# [Raw data]

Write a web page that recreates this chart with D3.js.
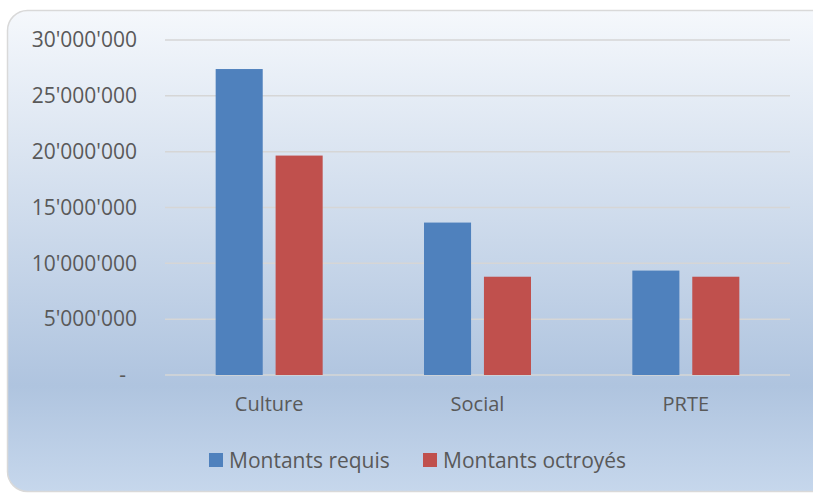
<!DOCTYPE html>
<html>
<head>
<meta charset="utf-8">
<script src="https://cdn.jsdelivr.net/npm/d3@7"></script>
<style>
    html, body { margin: 0; padding: 0; background: #ffffff; }
    svg { display: block; }
    text { font-family: "Open Sans", "DejaVu Sans", sans-serif; fill: #595959; }
</style>
</head>
<body>
<div id="chart"></div>
<script>
(function(d3) {
    'use strict';

    // Data
    var categories = ['Culture', 'Social', 'PRTE'];
    var seriesNames = ['Montants requis', 'Montants octroyés'];
    var requis = [27400000, 13650000, 9350000];
    var octroyes = [19650000, 8800000, 8800000];
    var yTicks = [0, 5000000, 10000000, 15000000, 20000000, 25000000, 30000000];

    var colors = ['#4f81bd', '#c0504d'];

    var width = 813,
        height = 493;

    // Plot area
    var margin = {top: 40, right: 23, bottom: 118, left: 165};
    var innerWidth = width - margin.left - margin.right,
        innerHeight = height - margin.top - margin.bottom;

    var svg = d3.select('#chart').append('svg')
        .attr('width', width)
        .attr('height', height);

    // Background gradient
    var grad = svg.append('defs').append('linearGradient')
        .attr('id', 'bgGrad')
        .attr('x1', 0).attr('y1', 0)
        .attr('x2', 0).attr('y2', 1);
    grad.append('stop').attr('offset', '0%').attr('stop-color', '#f5f8fc');
    grad.append('stop').attr('offset', '78%').attr('stop-color', '#afc4df');
    grad.append('stop').attr('offset', '100%').attr('stop-color', '#c6d7ec');

    svg.append('rect')
        .attr('x', 7.5)
        .attr('y', 10.5)
        .attr('width', 830)
        .attr('height', 481)
        .attr('rx', 20)
        .attr('fill', 'url(#bgGrad)')
        .attr('stroke', '#d9d9d9')
        .attr('stroke-width', 1.5);

    var chart = svg.append('g')
        .attr('transform', 'translate(' + margin.left + ',' + margin.top + ')');

    var x0 = d3.scaleBand()
        .domain(categories)
        .range([0, innerWidth])
        .paddingInner(0)
        .paddingOuter(0);

    var x1 = d3.scaleBand()
        .domain(seriesNames)
        .range([x0.bandwidth() / 2 - 53.5, x0.bandwidth() / 2 + 53.5])
        .paddingInner(0.215)
        .paddingOuter(0);

    var y = d3.scaleLinear()
        .domain([0, 30000000])
        .range([innerHeight, 0]);

    // Gridlines
    chart.append('g')
        .selectAll('line')
        .data(yTicks)
        .enter().append('line')
        .attr('x1', 0)
        .attr('x2', innerWidth)
        .attr('y1', function(d) { return y(d); })
        .attr('y2', function(d) { return y(d); })
        .attr('stroke', '#d6d6d6')
        .attr('stroke-width', 1.5);

    // Y axis labels
    var fmt = function(d) {
        if (d === 0) { return '-'; }
        return d3.format(',')(d).replace(/,/g, "'");
    };

    var yAxis = d3.axisLeft(y)
        .tickValues(yTicks)
        .tickFormat(fmt)
        .tickSize(0)
        .tickPadding(28);

    var yg = chart.append('g').call(yAxis);
    yg.select('.domain').remove();
    yg.selectAll('text')
        .attr('font-size', 21)
        .attr('fill', '#595959')
        .attr('font-family', '"Open Sans", sans-serif')
        .attr('dx', function(d) { return d === 0 ? -11 : 0; });

    // Bars
    var groups = chart.append('g')
        .selectAll('g')
        .data(categories)
        .enter().append('g')
        .attr('transform', function(d) { return 'translate(' + x0(d) + ',0)'; });

    groups.selectAll('rect')
        .data(function(d, i) {
            return [
                {name: seriesNames[0], value: requis[i]},
                {name: seriesNames[1], value: octroyes[i]}
            ];
        })
        .enter().append('rect')
        .attr('x', function(d) { return x1(d.name); })
        .attr('width', x1.bandwidth())
        .attr('y', function(d) { return y(d.value); })
        .attr('height', function(d) { return innerHeight - y(d.value); })
        .attr('fill', function(d, i) { return colors[i]; });

    // X axis labels
    var xAxis = d3.axisBottom(x0)
        .tickSize(0)
        .tickPadding(22);

    var xg = chart.append('g')
        .attr('transform', 'translate(0,' + innerHeight + ')')
        .call(xAxis);
    xg.select('.domain').remove();
    xg.selectAll('text')
        .attr('font-size', 20)
        .attr('fill', '#595959')
        .attr('font-family', '"Open Sans", sans-serif');

    // Legend
    var legend = svg.append('g')
        .attr('transform', 'translate(209,453)');

    var legendX = [0, 214];
    var items = legend.selectAll('g')
        .data(seriesNames)
        .enter().append('g')
        .attr('transform', function(d, i) { return 'translate(' + legendX[i] + ',0)'; });

    items.append('rect')
        .attr('width', 14)
        .attr('height', 14)
        .attr('fill', function(d, i) { return colors[i]; });

    items.append('text')
        .attr('x', 20)
        .attr('y', 14.5)
        .attr('font-size', 21)
        .text(function(d) { return d; });

}(d3));
</script>
</body>
</html>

# [Problem to work on]
Output all of the data exactly as it stands, minus any images.

# [Result]
Write a web page that recreates this chart with D3.js.
<!DOCTYPE html>
<html>
<head>
<meta charset="utf-8">
<script src="https://cdn.jsdelivr.net/npm/d3@7"></script>
<style>
    html, body { margin: 0; padding: 0; background: #ffffff; }
    svg { display: block; }
    text { font-family: "Open Sans", "DejaVu Sans", sans-serif; fill: #595959; }
</style>
</head>
<body>
<div id="chart"></div>
<script>
(function(d3) {
    'use strict';

    // Data
    var categories = ['Culture', 'Social', 'PRTE'];
    var seriesNames = ['Montants requis', 'Montants octroyés'];
    var requis = [27400000, 13650000, 9350000];
    var octroyes = [19650000, 8800000, 8800000];
    var yTicks = [0, 5000000, 10000000, 15000000, 20000000, 25000000, 30000000];

    var colors = ['#4f81bd', '#c0504d'];

    var width = 813,
        height = 493;

    // Plot area
    var margin = {top: 40, right: 23, bottom: 118, left: 165};
    var innerWidth = width - margin.left - margin.right,
        innerHeight = height - margin.top - margin.bottom;

    var svg = d3.select('#chart').append('svg')
        .attr('width', width)
        .attr('height', height);

    // Background gradient
    var grad = svg.append('defs').append('linearGradient')
        .attr('id', 'bgGrad')
        .attr('x1', 0).attr('y1', 0)
        .attr('x2', 0).attr('y2', 1);
    grad.append('stop').attr('offset', '0%').attr('stop-color', '#f5f8fc');
    grad.append('stop').attr('offset', '78%').attr('stop-color', '#afc4df');
    grad.append('stop').attr('offset', '100%').attr('stop-color', '#c6d7ec');

    svg.append('rect')
        .attr('x', 7.5)
        .attr('y', 10.5)
        .attr('width', 830)
        .attr('height', 481)
        .attr('rx', 20)
        .attr('fill', 'url(#bgGrad)')
        .attr('stroke', '#d9d9d9')
        .attr('stroke-width', 1.5);

    var chart = svg.append('g')
        .attr('transform', 'translate(' + margin.left + ',' + margin.top + ')');

    var x0 = d3.scaleBand()
        .domain(categories)
        .range([0, innerWidth])
        .paddingInner(0)
        .paddingOuter(0);

    var x1 = d3.scaleBand()
        .domain(seriesNames)
        .range([x0.bandwidth() / 2 - 53.5, x0.bandwidth() / 2 + 53.5])
        .paddingInner(0.215)
        .paddingOuter(0);

    var y = d3.scaleLinear()
        .domain([0, 30000000])
        .range([innerHeight, 0]);

    // Gridlines
    chart.append('g')
        .selectAll('line')
        .data(yTicks)
        .enter().append('line')
        .attr('x1', 0)
        .attr('x2', innerWidth)
        .attr('y1', function(d) { return y(d); })
        .attr('y2', function(d) { return y(d); })
        .attr('stroke', '#d6d6d6')
        .attr('stroke-width', 1.5);

    // Y axis labels
    var fmt = function(d) {
        if (d === 0) { return '-'; }
        return d3.format(',')(d).replace(/,/g, "'");
    };

    var yAxis = d3.axisLeft(y)
        .tickValues(yTicks)
        .tickFormat(fmt)
        .tickSize(0)
        .tickPadding(28);

    var yg = chart.append('g').call(yAxis);
    yg.select('.domain').remove();
    yg.selectAll('text')
        .attr('font-size', 21)
        .attr('fill', '#595959')
        .attr('font-family', '"Open Sans", sans-serif')
        .attr('dx', function(d) { return d === 0 ? -11 : 0; });

    // Bars
    var groups = chart.append('g')
        .selectAll('g')
        .data(categories)
        .enter().append('g')
        .attr('transform', function(d) { return 'translate(' + x0(d) + ',0)'; });

    groups.selectAll('rect')
        .data(function(d, i) {
            return [
                {name: seriesNames[0], value: requis[i]},
                {name: seriesNames[1], value: octroyes[i]}
            ];
        })
        .enter().append('rect')
        .attr('x', function(d) { return x1(d.name); })
        .attr('width', x1.bandwidth())
        .attr('y', function(d) { return y(d.value); })
        .attr('height', function(d) { return innerHeight - y(d.value); })
        .attr('fill', function(d, i) { return colors[i]; });

    // X axis labels
    var xAxis = d3.axisBottom(x0)
        .tickSize(0)
        .tickPadding(22);

    var xg = chart.append('g')
        .attr('transform', 'translate(0,' + innerHeight + ')')
        .call(xAxis);
    xg.select('.domain').remove();
    xg.selectAll('text')
        .attr('font-size', 20)
        .attr('fill', '#595959')
        .attr('font-family', '"Open Sans", sans-serif');

    // Legend
    var legend = svg.append('g')
        .attr('transform', 'translate(209,453)');

    var legendX = [0, 214];
    var items = legend.selectAll('g')
        .data(seriesNames)
        .enter().append('g')
        .attr('transform', function(d, i) { return 'translate(' + legendX[i] + ',0)'; });

    items.append('rect')
        .attr('width', 14)
        .attr('height', 14)
        .attr('fill', function(d, i) { return colors[i]; });

    items.append('text')
        .attr('x', 20)
        .attr('y', 14.5)
        .attr('font-size', 21)
        .text(function(d) { return d; });

}(d3));
</script>
</body>
</html>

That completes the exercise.